The early part is generally better spent observing than acting. You learn more about opponents in the first few turns than at any other point, because they have not yet adjusted to what they know about you.
The middle stages are where most of the consequential decisions happen. Hands are developed enough to show their direction but not yet committed enough to prevent adjustment. The late stage is where composure matters most. The pressure to act quickly is highest and the cost of a poor decision is greatest.
Players who understand these phases and calibrate their approach to each one navigate the full arc of a session more effectively than those who apply the same energy and urgency at every stage.
Repeating the same type of session indefinitely makes you comfortable. It does not necessarily make you better. Players who limit themselves to one format develop a solid understanding of that format and consistent blind spots in everything else.
Engaging with different formats, faster-paced sessions, different group sizes, and unfamiliar rule variations forces you to apply your skills under conditions that your default format does not test.
A fast session reveals whether your decision-making holds up under time pressure. An unfamiliar setup reveals how much of your approach is genuinely flexible versus how much depends on the specific conditions you are used to.
The discomfort of playing in an unfamiliar setting is useful information. It points directly at the parts of your game that have room to grow. Addressing those in lower-stakes settings produces improvements that transfer across all formats.
Technical skill gets you to a certain level. Mindset determines how much of that skill you can actually access when a session is going against you.
Players who stay composed when things are not going their way make better decisions than those who let frustration shape their thinking.

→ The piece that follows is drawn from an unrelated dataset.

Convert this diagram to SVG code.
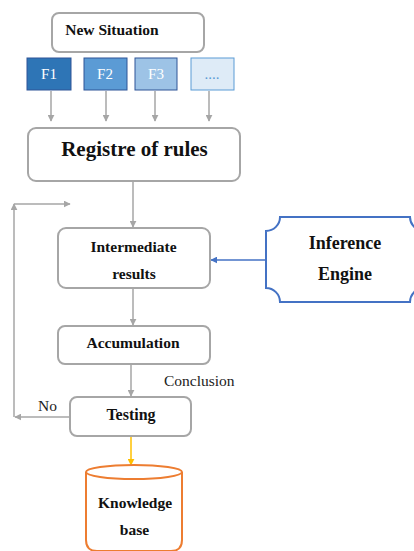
<svg xmlns="http://www.w3.org/2000/svg" width="414" height="551" viewBox="0 0 414 551">
<style>
.box{fill:#fff;stroke:#A6A6A6;stroke-width:2}
.t{font-family:"Liberation Serif","Times New Roman",serif;font-weight:bold;fill:#111;text-anchor:middle}
.f{font-family:"Liberation Serif",serif;font-size:15px;fill:#fff;text-anchor:middle}
.c{fill:none;stroke:#A6A6A6;stroke-width:1.5}
.lbl{font-family:"Liberation Serif",serif;font-size:15.5px;fill:#222}
</style>
<defs>
<marker id="ag" viewBox="0 0 10 10" refX="9" refY="5" markerWidth="7" markerHeight="7" markerUnits="userSpaceOnUse" orient="auto"><path d="M0,0 L10,5 L0,10 Z" fill="#A6A6A6"/></marker>
<marker id="ab" viewBox="0 0 10 10" refX="9" refY="5" markerWidth="7" markerHeight="7" markerUnits="userSpaceOnUse" orient="auto"><path d="M0,0 L10,5 L0,10 Z" fill="#4472C4"/></marker>
<marker id="ay" viewBox="0 0 10 10" refX="9" refY="5" markerWidth="7" markerHeight="7" markerUnits="userSpaceOnUse" orient="auto"><path d="M0,0 L10,5 L0,10 Z" fill="#FFC000"/></marker>
</defs>
<g id="connectors">
<line class="c" x1="51" y1="91" x2="51" y2="121" marker-end="url(#ag)"/>
<line class="c" x1="106" y1="91" x2="106" y2="121" marker-end="url(#ag)"/>
<line class="c" x1="155" y1="91" x2="155" y2="121" marker-end="url(#ag)"/>
<line class="c" x1="209" y1="91" x2="209" y2="121" marker-end="url(#ag)"/>
<line class="c" x1="133" y1="181" x2="133" y2="227" marker-end="url(#ag)"/>
<line x1="265" y1="260" x2="211" y2="260" stroke="#4472C4" stroke-width="1.5" marker-end="url(#ab)"/>
<line class="c" x1="133" y1="288" x2="133" y2="325" marker-end="url(#ag)"/>
<line class="c" x1="131" y1="364" x2="131" y2="396" marker-end="url(#ag)"/>
<line class="c" x1="70" y1="417" x2="15" y2="417" marker-end="url(#ag)"/>
<line class="c" x1="14" y1="417" x2="14" y2="204" marker-end="url(#ag)"/>
<line class="c" x1="14" y1="204" x2="70" y2="204" marker-end="url(#ag)"/>
<line x1="131" y1="437" x2="131" y2="465" stroke="#FFC000" stroke-width="1.5" marker-end="url(#ay)"/>
<text class="lbl" x="164" y="386" fill="#333">Conclusion</text>
<text class="lbl" x="38" y="411">No</text>
</g>
<g id="new-situation">
<rect class="box" x="52" y="13" width="152" height="39" rx="7"/>
<text class="t" x="112" y="35" font-size="15.5">New Situation</text>
</g>
<g id="f1"><rect x="27" y="58" width="44" height="32" fill="#2E75B6" stroke="#2F5597" stroke-width="1"/><text class="f" x="49" y="79">F1</text></g>
<g id="f2"><rect x="84" y="58" width="43" height="32" fill="#5B9BD5" stroke="#2F5597" stroke-width="1"/><text class="f" x="105" y="79">F2</text></g>
<g id="f3"><rect x="135" y="58" width="42" height="32" fill="#9DC3E6" stroke="#2F5597" stroke-width="1"/><text class="f" x="156" y="79">F3</text></g>
<g id="f4"><rect x="191" y="58" width="43" height="32" fill="#DEEBF7" stroke="#5B9BD5" stroke-width="1"/><text class="f" x="212" y="79" style="fill:#5B9BD5">....</text></g>
<g id="registre">
<rect class="box" x="28" y="128" width="212" height="53" rx="8"/>
<text class="t" x="134.5" y="156" font-size="21">Registre of rules</text>
</g>
<g id="intermediate">
<rect class="box" x="58" y="228" width="152" height="60" rx="8"/>
<text class="t" x="133.5" y="252" font-size="15.5">Intermediate</text>
<text class="t" x="134" y="279" font-size="15.5">results</text>
</g>
<g id="inference-engine">
<path d="M266,231 A14 14 0 0 0 280,217 L410,217 A14 14 0 0 0 424,231 L424,288 A14 14 0 0 0 410,302 L280,302 A14 14 0 0 0 266,288 Z" fill="#fff" stroke="#4472C4" stroke-width="2"/>
<text class="t" x="345" y="249" font-size="18">Inference</text>
<text class="t" x="345" y="280" font-size="18">Engine</text>
</g>
<g id="accumulation">
<rect class="box" x="58" y="326" width="152" height="38" rx="7"/>
<text class="t" x="133" y="348" font-size="15.5">Accumulation</text>
</g>
<g id="testing">
<rect class="box" x="70" y="397" width="121" height="39" rx="7"/>
<text class="t" x="131" y="420" font-size="16">Testing</text>
</g>
<g id="knowledge-base">
<path d="M86,472 L86,540 Q86,551 97,551 L171,551 Q182,551 182,540 L182,472" fill="#fff" stroke="#ED7D31" stroke-width="2"/>
<ellipse cx="134" cy="472" rx="48" ry="7" fill="#fff" stroke="#ED7D31" stroke-width="2"/>
<text class="t" x="135" y="508" font-size="15.5">Knowledge</text>
<text class="t" x="134.5" y="535" font-size="15.5">base</text>
</g>
</svg>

Players who treat each session as information about their own habits and blind spots improve faster than those who only track wins and losses.
And players who approach the game with genuine curiosity about why something worked or did not work develop a depth of understanding that carries further than any set of memorised moves.
Improvement is not a single breakthrough. It is a gradual accumulation of better habits applied consistently.
None of the habits described here is reserved for advanced players. They are practices anyone can start developing immediately. Show up to each session with the intention of thinking more clearly than you did in the one before, and the results will reflect that over time.